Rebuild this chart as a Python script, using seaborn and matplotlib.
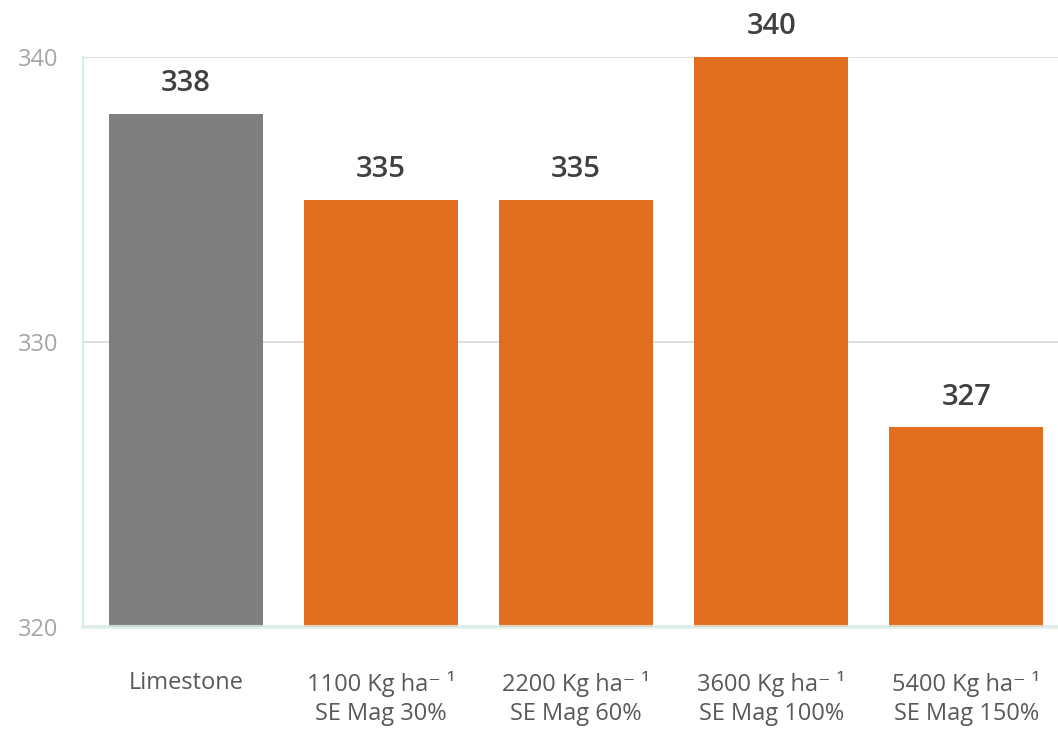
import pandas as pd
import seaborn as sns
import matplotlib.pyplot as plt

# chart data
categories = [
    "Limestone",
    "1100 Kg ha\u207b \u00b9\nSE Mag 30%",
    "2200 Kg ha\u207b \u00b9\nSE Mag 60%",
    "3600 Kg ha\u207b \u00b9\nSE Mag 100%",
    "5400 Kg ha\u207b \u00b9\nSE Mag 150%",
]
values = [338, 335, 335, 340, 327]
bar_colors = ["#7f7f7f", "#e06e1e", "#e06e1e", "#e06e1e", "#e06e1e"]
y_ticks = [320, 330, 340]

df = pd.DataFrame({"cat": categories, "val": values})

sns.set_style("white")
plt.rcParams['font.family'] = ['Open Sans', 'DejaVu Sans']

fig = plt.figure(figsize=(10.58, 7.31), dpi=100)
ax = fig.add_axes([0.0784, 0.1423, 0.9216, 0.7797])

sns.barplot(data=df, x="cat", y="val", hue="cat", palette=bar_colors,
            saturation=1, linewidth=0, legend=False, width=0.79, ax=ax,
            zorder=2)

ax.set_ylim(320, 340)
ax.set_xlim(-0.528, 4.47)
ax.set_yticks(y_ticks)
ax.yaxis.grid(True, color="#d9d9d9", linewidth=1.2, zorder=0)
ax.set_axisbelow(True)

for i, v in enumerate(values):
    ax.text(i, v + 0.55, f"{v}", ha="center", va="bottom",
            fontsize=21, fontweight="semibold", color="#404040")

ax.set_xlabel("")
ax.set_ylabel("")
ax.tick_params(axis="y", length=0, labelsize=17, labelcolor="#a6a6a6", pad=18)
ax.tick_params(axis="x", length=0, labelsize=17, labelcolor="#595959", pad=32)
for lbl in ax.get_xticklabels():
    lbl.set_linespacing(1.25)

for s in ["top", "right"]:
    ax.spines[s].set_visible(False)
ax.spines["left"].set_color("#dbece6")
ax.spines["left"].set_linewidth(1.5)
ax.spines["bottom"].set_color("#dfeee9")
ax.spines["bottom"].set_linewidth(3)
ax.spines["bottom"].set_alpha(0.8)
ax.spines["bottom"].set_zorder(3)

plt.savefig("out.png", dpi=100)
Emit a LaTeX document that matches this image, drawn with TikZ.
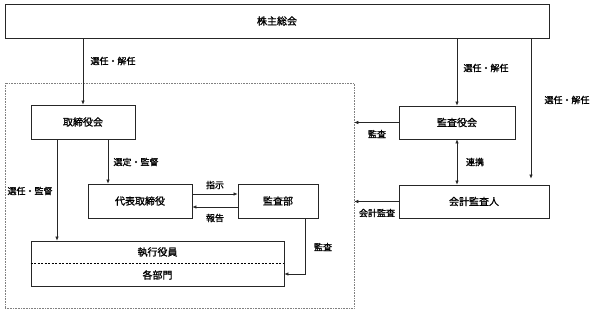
________________________________________
INSTRUCTIONS FOR THE TASK: Repeat the lines from where the entries begin to the line with "import matplotlib.pyplot as plt", both included. Any picture is left out.

FULL RESPONSE:
Rebuild this chart as a Python script, using seaborn and matplotlib.
import pandas as pd
import seaborn as sns
import matplotlib.pyplot as plt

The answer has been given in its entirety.